In contrast, traditional New Guineans from their earliest childhood onwards saw warriors going out and coming back from fighting, saw the dead bodies and the wounds of their relatives and clansmen killed by the enemy, heard stories of killing, heard fighting talked about as the highest ideal, and witnessed successful warriors talking proudly about their killings and being praised for it. Remember the Wilihiman Dani boys excitedly jabbing their small spears into the dying Asuk-Balek man, and the six-year-old Wilihiman Dani boys shooting arrows at six-year-old Widaia Dani boys under the tutelage of their fathers (Chapter 3). Of course New Guineans end up feeling unconflicted about killing the enemy: they have had no contrary message to unlearn.

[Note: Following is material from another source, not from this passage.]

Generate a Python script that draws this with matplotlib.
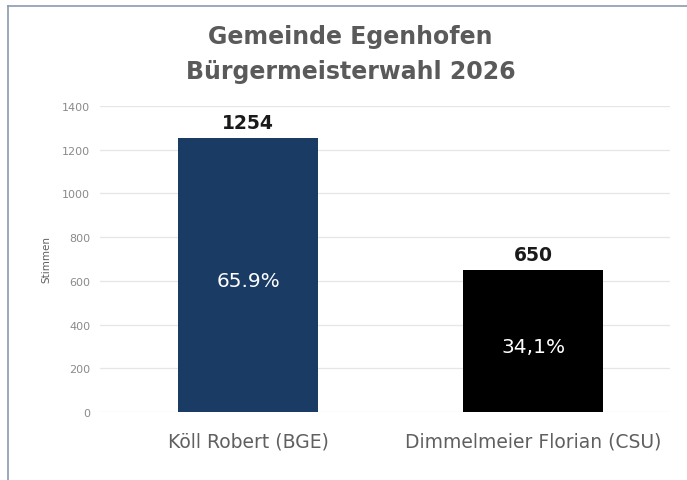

On reflection, for Americans old enough to recall Japan’s 1941 bombing of our naval base at Pearl Harbor (viewed by us as a treacherous outrage, because it was not preceded by a declaration of war), the intense hatred of enemy people, and the craving for revenge, that traditional people learn from their elders should not feel so remote after all. We Americans of the 1940s grew up in an atmosphere saturated with demonization of the Japanese, who did indeed do unspeakably cruel things to us and to other peoples (think of the Bataan Death March, the Sandakan Death March, the Rape of Nanking, and other such events). Intense hatred and fear of Japanese became widespread even among American civilians who never saw either a live Japanese soldier or the dead body of an American relative killed by the Japanese; my New Guinea friends did see the corpses of their relatives. Hundreds of thousands of American men volunteered to kill hundreds of thousands of Japanese, often in face-to-face combat, by brutal methods that included bayonets and flame-throwers. Soldiers who killed Japanese in particularly large numbers or with notable bravery were publicly decorated with medals, and those who died in combat were posthumously remembered as heroes who had died nobly.